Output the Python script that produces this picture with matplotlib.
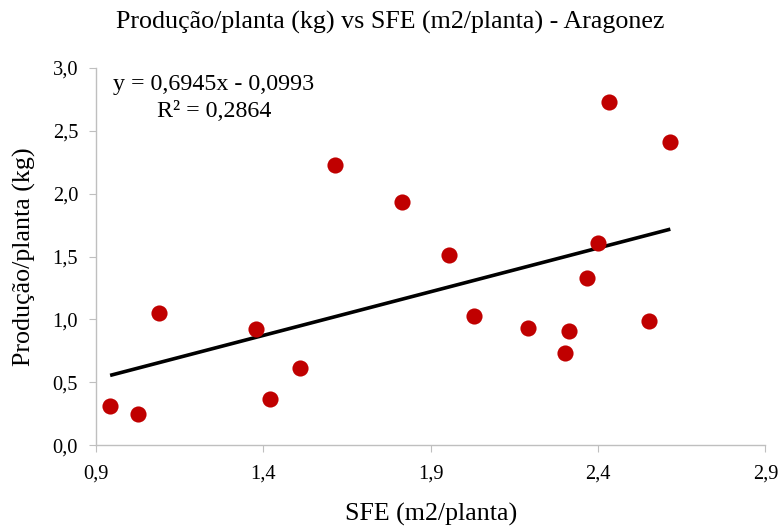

==

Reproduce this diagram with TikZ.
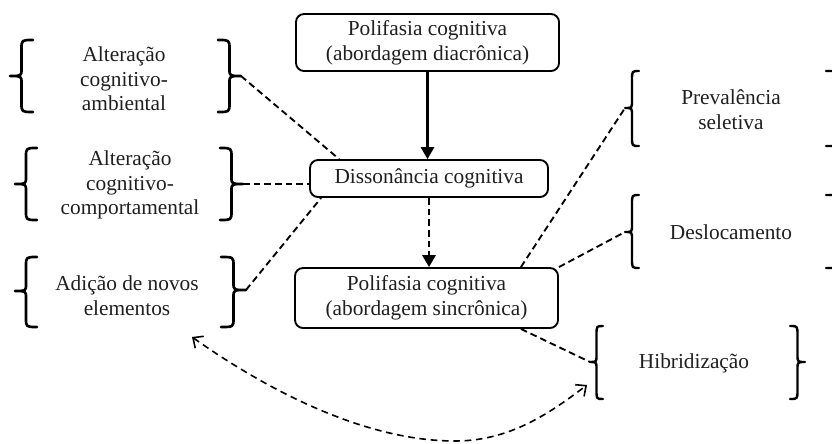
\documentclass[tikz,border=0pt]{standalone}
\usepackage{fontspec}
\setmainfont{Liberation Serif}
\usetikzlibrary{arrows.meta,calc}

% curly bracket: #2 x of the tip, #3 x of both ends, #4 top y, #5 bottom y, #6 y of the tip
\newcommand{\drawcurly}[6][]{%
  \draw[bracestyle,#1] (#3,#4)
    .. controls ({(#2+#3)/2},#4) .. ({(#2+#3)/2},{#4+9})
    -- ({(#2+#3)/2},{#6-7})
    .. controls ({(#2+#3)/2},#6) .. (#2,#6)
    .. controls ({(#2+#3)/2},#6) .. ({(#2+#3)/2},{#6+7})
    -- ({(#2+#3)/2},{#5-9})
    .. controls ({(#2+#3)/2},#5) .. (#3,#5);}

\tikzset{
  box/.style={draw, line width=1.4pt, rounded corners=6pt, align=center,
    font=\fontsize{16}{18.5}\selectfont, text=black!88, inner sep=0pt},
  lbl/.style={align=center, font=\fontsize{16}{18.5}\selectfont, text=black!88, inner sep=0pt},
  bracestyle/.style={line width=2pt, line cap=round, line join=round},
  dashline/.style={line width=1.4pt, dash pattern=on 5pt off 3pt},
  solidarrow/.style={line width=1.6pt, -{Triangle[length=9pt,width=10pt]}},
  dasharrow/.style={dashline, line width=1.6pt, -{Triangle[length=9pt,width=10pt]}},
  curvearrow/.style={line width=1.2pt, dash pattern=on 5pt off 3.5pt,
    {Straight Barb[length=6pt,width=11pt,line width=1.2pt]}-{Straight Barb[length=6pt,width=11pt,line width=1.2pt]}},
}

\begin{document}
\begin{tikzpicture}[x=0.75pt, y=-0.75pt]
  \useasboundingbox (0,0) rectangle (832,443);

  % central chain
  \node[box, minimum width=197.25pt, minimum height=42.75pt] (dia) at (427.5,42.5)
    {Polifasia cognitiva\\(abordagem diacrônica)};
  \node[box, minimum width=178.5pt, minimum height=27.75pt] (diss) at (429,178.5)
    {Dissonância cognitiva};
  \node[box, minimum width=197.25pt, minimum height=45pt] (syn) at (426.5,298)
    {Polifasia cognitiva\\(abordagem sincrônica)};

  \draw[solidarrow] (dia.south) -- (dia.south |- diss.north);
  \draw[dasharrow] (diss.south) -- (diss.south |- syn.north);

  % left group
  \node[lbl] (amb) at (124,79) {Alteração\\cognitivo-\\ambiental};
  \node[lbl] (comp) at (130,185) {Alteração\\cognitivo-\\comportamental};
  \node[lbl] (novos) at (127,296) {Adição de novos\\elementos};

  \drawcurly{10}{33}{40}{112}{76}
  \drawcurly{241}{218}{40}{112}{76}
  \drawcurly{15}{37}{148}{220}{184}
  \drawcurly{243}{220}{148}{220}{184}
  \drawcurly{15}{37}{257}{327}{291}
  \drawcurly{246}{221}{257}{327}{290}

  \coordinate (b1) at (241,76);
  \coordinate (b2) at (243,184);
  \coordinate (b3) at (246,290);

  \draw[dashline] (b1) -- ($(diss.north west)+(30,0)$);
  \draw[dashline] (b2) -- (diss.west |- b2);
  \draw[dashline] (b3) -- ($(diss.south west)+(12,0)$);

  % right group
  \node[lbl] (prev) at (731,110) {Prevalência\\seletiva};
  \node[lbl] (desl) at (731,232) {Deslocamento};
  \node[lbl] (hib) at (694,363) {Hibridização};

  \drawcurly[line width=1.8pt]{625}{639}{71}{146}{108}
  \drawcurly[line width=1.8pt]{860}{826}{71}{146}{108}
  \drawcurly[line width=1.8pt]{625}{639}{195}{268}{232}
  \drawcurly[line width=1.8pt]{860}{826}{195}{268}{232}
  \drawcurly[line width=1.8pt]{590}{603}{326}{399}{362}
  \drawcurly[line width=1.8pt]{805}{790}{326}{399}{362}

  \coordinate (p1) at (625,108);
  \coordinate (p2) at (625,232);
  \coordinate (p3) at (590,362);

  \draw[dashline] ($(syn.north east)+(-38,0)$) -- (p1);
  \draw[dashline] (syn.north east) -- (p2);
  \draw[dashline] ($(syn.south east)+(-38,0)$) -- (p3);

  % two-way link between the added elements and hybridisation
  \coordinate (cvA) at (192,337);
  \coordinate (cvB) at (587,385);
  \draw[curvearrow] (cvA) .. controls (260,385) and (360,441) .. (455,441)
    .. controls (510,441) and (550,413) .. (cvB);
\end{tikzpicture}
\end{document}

● **YOUR TASK**
From the records above, give again only the part that opens with the line containing "Reproduce this diagram with TikZ." and closes with the line containing "(diss.south |- syn.north);". Keep both ends but drop the pictures.

● **OUTPUT**
Reproduce this diagram with TikZ.
\documentclass[tikz,border=0pt]{standalone}
\usepackage{fontspec}
\setmainfont{Liberation Serif}
\usetikzlibrary{arrows.meta,calc}

% curly bracket: #2 x of the tip, #3 x of both ends, #4 top y, #5 bottom y, #6 y of the tip
\newcommand{\drawcurly}[6][]{%
  \draw[bracestyle,#1] (#3,#4)
    .. controls ({(#2+#3)/2},#4) .. ({(#2+#3)/2},{#4+9})
    -- ({(#2+#3)/2},{#6-7})
    .. controls ({(#2+#3)/2},#6) .. (#2,#6)
    .. controls ({(#2+#3)/2},#6) .. ({(#2+#3)/2},{#6+7})
    -- ({(#2+#3)/2},{#5-9})
    .. controls ({(#2+#3)/2},#5) .. (#3,#5);}

\tikzset{
  box/.style={draw, line width=1.4pt, rounded corners=6pt, align=center,
    font=\fontsize{16}{18.5}\selectfont, text=black!88, inner sep=0pt},
  lbl/.style={align=center, font=\fontsize{16}{18.5}\selectfont, text=black!88, inner sep=0pt},
  bracestyle/.style={line width=2pt, line cap=round, line join=round},
  dashline/.style={line width=1.4pt, dash pattern=on 5pt off 3pt},
  solidarrow/.style={line width=1.6pt, -{Triangle[length=9pt,width=10pt]}},
  dasharrow/.style={dashline, line width=1.6pt, -{Triangle[length=9pt,width=10pt]}},
  curvearrow/.style={line width=1.2pt, dash pattern=on 5pt off 3.5pt,
    {Straight Barb[length=6pt,width=11pt,line width=1.2pt]}-{Straight Barb[length=6pt,width=11pt,line width=1.2pt]}},
}

\begin{document}
\begin{tikzpicture}[x=0.75pt, y=-0.75pt]
  \useasboundingbox (0,0) rectangle (832,443);

  % central chain
  \node[box, minimum width=197.25pt, minimum height=42.75pt] (dia) at (427.5,42.5)
    {Polifasia cognitiva\\(abordagem diacrônica)};
  \node[box, minimum width=178.5pt, minimum height=27.75pt] (diss) at (429,178.5)
    {Dissonância cognitiva};
  \node[box, minimum width=197.25pt, minimum height=45pt] (syn) at (426.5,298)
    {Polifasia cognitiva\\(abordagem sincrônica)};

  \draw[solidarrow] (dia.south) -- (dia.south |- diss.north);
  \draw[dasharrow] (diss.south) -- (diss.south |- syn.north);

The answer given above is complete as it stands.